### What this task involves
Copy the lines of the data below exactly, starting at the first and stopping after the line that contains "const seriesColors = ['#ff0000', '#000000'];"; include no pictures.
-- START OF Information provided --
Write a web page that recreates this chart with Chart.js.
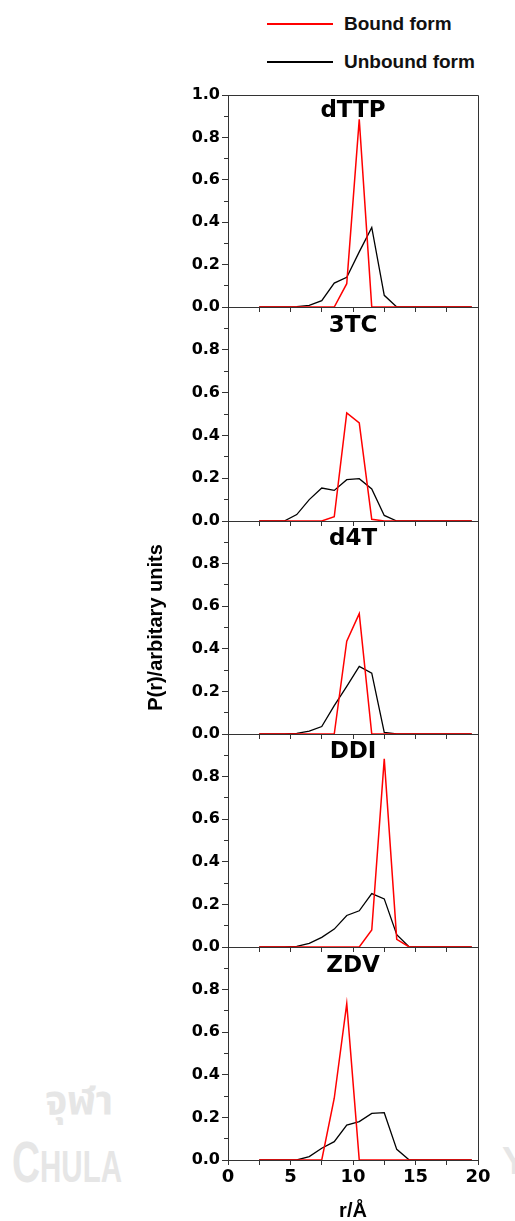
<!DOCTYPE html>
<html>
<head>
<meta charset="utf-8">
<script src="https://cdn.jsdelivr.net/npm/chart.js@4.4.1/dist/chart.umd.min.js"></script>
<style>
  body { margin: 0; background: #fff; width: 515px; height: 1221px; position: relative; overflow: hidden; }
  canvas { position: absolute; left: 0; }
  #legend { position: absolute; left: 267px; top: 0; font: bold 19px "Liberation Sans", Arial, sans-serif; color: #111; }
  #legend div { position: absolute; left: 0; height: 20px; display: flex; align-items: center; white-space: nowrap; }
  #legend .swatch { display: inline-block; width: 66px; height: 2px; margin-right: 11px; }
  .wm { position: absolute; overflow: hidden; color: #e6e6e6; font-family: "Liberation Sans", Arial, sans-serif; font-weight: bold; white-space: nowrap; }
</style>
</head>
<body>
<div class="wm" style="left:0; top:1072px; width:125px; height:60px;">
  <div style="position:absolute; left:45px; top:0; font-size:40px; font-family:'Noto Sans Thai','Noto Sans',sans-serif;">จุฬา</div>
</div>
<div class="wm" style="left:0; top:1128px; width:125px; height:60px;">
  <div style="position:absolute; left:12px; top:0; transform:scaleX(0.67); transform-origin:left top;"><span style="font-size:58px">C</span><span style="font-size:44px">HULA</span></div>
</div>
<div class="wm" style="left:500px; top:1140px; width:15px; height:45px;">
  <div style="position:absolute; left:2px; top:0; font-size:38px;">Y</div>
</div>
<div id="legend"></div>
<div id="panels"></div>
<script>
// r / Angstrom bins
const rValues = [2.5, 3.5, 4.5, 5.5, 6.5, 7.5, 8.5, 9.5, 10.5, 11.5, 12.5, 13.5, 14.5, 15.5, 16.5, 17.5, 18.5, 19.5];

const panelNames = ['dTTP', '3TC', 'd4T', 'DDI', 'ZDV'];
const seriesNames = ['Bound form', 'Unbound form'];
const seriesColors = ['#ff0000', '#000000'];

const boundDTTP   = [0, 0, 0, 0, 0, 0, 0, 0.11, 0.885, 0, 0, 0, 0, 0, 0, 0, 0, 0];
const unboundDTTP = [0, 0, 0, 0.002, 0.008, 0.03, 0.113, 0.14, 0.26, 0.375, 0.055, 0, 0, 0, 0, 0, 0, 0];
const bound3TC    = [0, 0, 0, 0, 0, 0, 0.02, 0.505, 0.458, 0.008, 0, 0, 0, 0, 0, 0, 0, 0];
const unbound3TC  = [0, 0, 0, 0.03, 0.10, 0.154, 0.143, 0.193, 0.198, 0.15, 0.026, 0, 0, 0, 0, 0, 0, 0];
const boundD4T    = [0, 0, 0, 0, 0, 0, 0, 0.436, 0.565, 0, 0, 0, 0, 0, 0, 0, 0, 0];
const unboundD4T  = [0, 0, 0, 0.003, 0.013, 0.035, 0.133, 0.224, 0.317, 0.286, 0.008, 0, 0, 0, 0, 0, 0, 0];
const boundDDI    = [0, 0, 0, 0, 0, 0, 0, 0, 0, 0.08, 0.883, 0.036, 0, 0, 0, 0, 0, 0];
const unboundDDI  = [0, 0, 0, 0.003, 0.017, 0.045, 0.084, 0.148, 0.17, 0.251, 0.226, 0.058, 0, 0, 0, 0, 0, 0];
const boundZDV    = [0, 0, 0, 0, 0, 0, 0.29, 0.734, 0, 0, 0, 0, 0, 0, 0, 0, 0, 0];
const unboundZDV  = [0, 0, 0, 0, 0.016, 0.055, 0.086, 0.164, 0.18, 0.219, 0.222, 0.05, 0, 0, 0, 0, 0, 0];

const boundSeries = [boundDTTP, bound3TC, boundD4T, boundDDI, boundZDV];
const unboundSeries = [unboundDTTP, unbound3TC, unboundD4T, unboundDDI, unboundZDV];

const yTicks = [0, 0.2, 0.4, 0.6, 0.8, 1.0];
const xTicks = [0, 5, 10, 15, 20];

// page layout
const panelTop = [95, 307, 521, 734, 947];
const panelBottom = 1160;
const titleBaseline = [22, 25, 24, 24, 25];
const padTop = 15;
const axisColor = '#333';

// legend, built from the series arrays
const legendBox = document.getElementById('legend');
seriesNames.forEach((name, k) => {
  const row = document.createElement('div');
  row.style.top = (14 + k * 38) + 'px';
  row.innerHTML = `<span class="swatch" style="background:${seriesColors[k]}"></span>${name}`;
  legendBox.appendChild(row);
});

// title inside each panel + box frame
const panelDecor = {
  id: 'panelDecor',
  beforeDatasetsDraw(chart, args, opts) {
    const { ctx, chartArea: a } = chart;
    ctx.save();
    ctx.strokeStyle = axisColor;
    ctx.lineWidth = 1;
    ctx.beginPath();
    const r = Math.round(a.right) + 0.5;
    const t = Math.round(a.top) + 0.5;
    if (opts.first) {
      ctx.moveTo(Math.round(a.left) + 0.5, t);
      ctx.lineTo(r, t);
    }
    ctx.moveTo(r, t);
    ctx.lineTo(r, Math.round(a.bottom) + 0.5);
    ctx.stroke();
    ctx.restore();
  },
  afterDraw(chart, args, opts) {
    const { ctx, chartArea: a } = chart;
    ctx.save();
    ctx.font = 'bold 23px "DejaVu Sans"';
    ctx.fillStyle = '#000';
    ctx.textAlign = 'center';
    ctx.textBaseline = 'alphabetic';
    ctx.fillText(opts.text, (a.left + a.right) / 2, a.top + opts.baseline);
    ctx.restore();
  }
};

const holder = document.getElementById('panels');

panelNames.forEach((name, i) => {
  const last = i === panelNames.length - 1;
  const bottom = last ? panelBottom : panelTop[i + 1];
  const xAxisH = last ? 61 : 15;
  const canvas = document.createElement('canvas');
  canvas.width = 515;
  canvas.height = padTop + (bottom - panelTop[i]) + xAxisH;
  canvas.style.top = (panelTop[i] - padTop) + 'px';
  holder.appendChild(canvas);

  const toPoints = vals => vals.map((v, k) => ({ x: rValues[k], y: v }));

  new Chart(canvas, {
    type: 'line',
    data: {
      datasets: [
        { label: seriesNames[0], data: toPoints(boundSeries[i]), borderColor: seriesColors[0], borderWidth: 1.5 },
        { label: seriesNames[1], data: toPoints(unboundSeries[i]), borderColor: seriesColors[1], borderWidth: 1.3 }
      ]
    },
    options: {
      responsive: false,
      animation: false,
      layout: { padding: { top: padTop, left: 138, right: 37, bottom: 0 } },
      elements: { point: { radius: 0 }, line: { tension: 0 } },
      plugins: {
        legend: { display: false },
        tooltip: { enabled: false },
        panelDecor: { text: name, baseline: titleBaseline[i], first: i === 0 }
      },
      scales: {
        x: {
          type: 'linear',
          min: 0,
          max: 20,
          border: { color: axisColor, width: 1 },
          grid: { drawOnChartArea: false, drawTicks: true, tickLength: 5, tickColor: axisColor },
          ticks: {
            display: last,
            stepSize: 2.5,
            autoSkip: false,
            maxRotation: 0,
            padding: 2,
            color: '#000',
            font: { family: 'DejaVu Sans', weight: 'bold', size: 18 },
            callback: v => xTicks.includes(v) ? String(v) : ''
          },
          title: {
            display: last,
            text: 'r/Å',
            color: '#000',
            padding: 0,
            font: { family: 'Liberation Sans', weight: 'bold', size: 20, lineHeight: 1 }
          },
          afterFit: s => { s.height = xAxisH; }
        },
        y: {
          min: 0,
          max: 1,
          border: { color: axisColor, width: 1 },
          grid: {
            drawOnChartArea: false,
            drawTicks: true,
            tickLength: 6,
            tickColor: axisColor,
            tickBorderDash: c => (c.tick && Math.round(c.tick.value * 10) % 2 ? [0, 2, 4, 50] : [])
          },
          ticks: {
            stepSize: 0.1,
            autoSkip: false,
            padding: 2,
            color: '#000',
            font: { family: 'DejaVu Sans', weight: 'bold', size: 16 },
            callback: v => {
              const val = Math.round(v * 10) / 10;
              if (!yTicks.includes(val)) return '';
              if (val === 1 && i > 0) return '';
              return val.toFixed(1);
            }
          },
          title: {
            display: i === 2,
            text: 'P(r)/arbitary units',
            color: '#000',
            padding: { top: 6, bottom: 0 },
            font: { family: 'Liberation Sans', weight: 'bold', size: 20 }
          },
          afterFit: s => { s.width = 90; }
        }
      }
    },
    plugins: [panelDecor]
  });
});
</script>
</body>
</html>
-- END OF Information provided --
### Solved problem
Write a web page that recreates this chart with Chart.js.
<!DOCTYPE html>
<html>
<head>
<meta charset="utf-8">
<script src="https://cdn.jsdelivr.net/npm/chart.js@4.4.1/dist/chart.umd.min.js"></script>
<style>
  body { margin: 0; background: #fff; width: 515px; height: 1221px; position: relative; overflow: hidden; }
  canvas { position: absolute; left: 0; }
  #legend { position: absolute; left: 267px; top: 0; font: bold 19px "Liberation Sans", Arial, sans-serif; color: #111; }
  #legend div { position: absolute; left: 0; height: 20px; display: flex; align-items: center; white-space: nowrap; }
  #legend .swatch { display: inline-block; width: 66px; height: 2px; margin-right: 11px; }
  .wm { position: absolute; overflow: hidden; color: #e6e6e6; font-family: "Liberation Sans", Arial, sans-serif; font-weight: bold; white-space: nowrap; }
</style>
</head>
<body>
<div class="wm" style="left:0; top:1072px; width:125px; height:60px;">
  <div style="position:absolute; left:45px; top:0; font-size:40px; font-family:'Noto Sans Thai','Noto Sans',sans-serif;">จุฬา</div>
</div>
<div class="wm" style="left:0; top:1128px; width:125px; height:60px;">
  <div style="position:absolute; left:12px; top:0; transform:scaleX(0.67); transform-origin:left top;"><span style="font-size:58px">C</span><span style="font-size:44px">HULA</span></div>
</div>
<div class="wm" style="left:500px; top:1140px; width:15px; height:45px;">
  <div style="position:absolute; left:2px; top:0; font-size:38px;">Y</div>
</div>
<div id="legend"></div>
<div id="panels"></div>
<script>
// r / Angstrom bins
const rValues = [2.5, 3.5, 4.5, 5.5, 6.5, 7.5, 8.5, 9.5, 10.5, 11.5, 12.5, 13.5, 14.5, 15.5, 16.5, 17.5, 18.5, 19.5];

const panelNames = ['dTTP', '3TC', 'd4T', 'DDI', 'ZDV'];
const seriesNames = ['Bound form', 'Unbound form'];
const seriesColors = ['#ff0000', '#000000'];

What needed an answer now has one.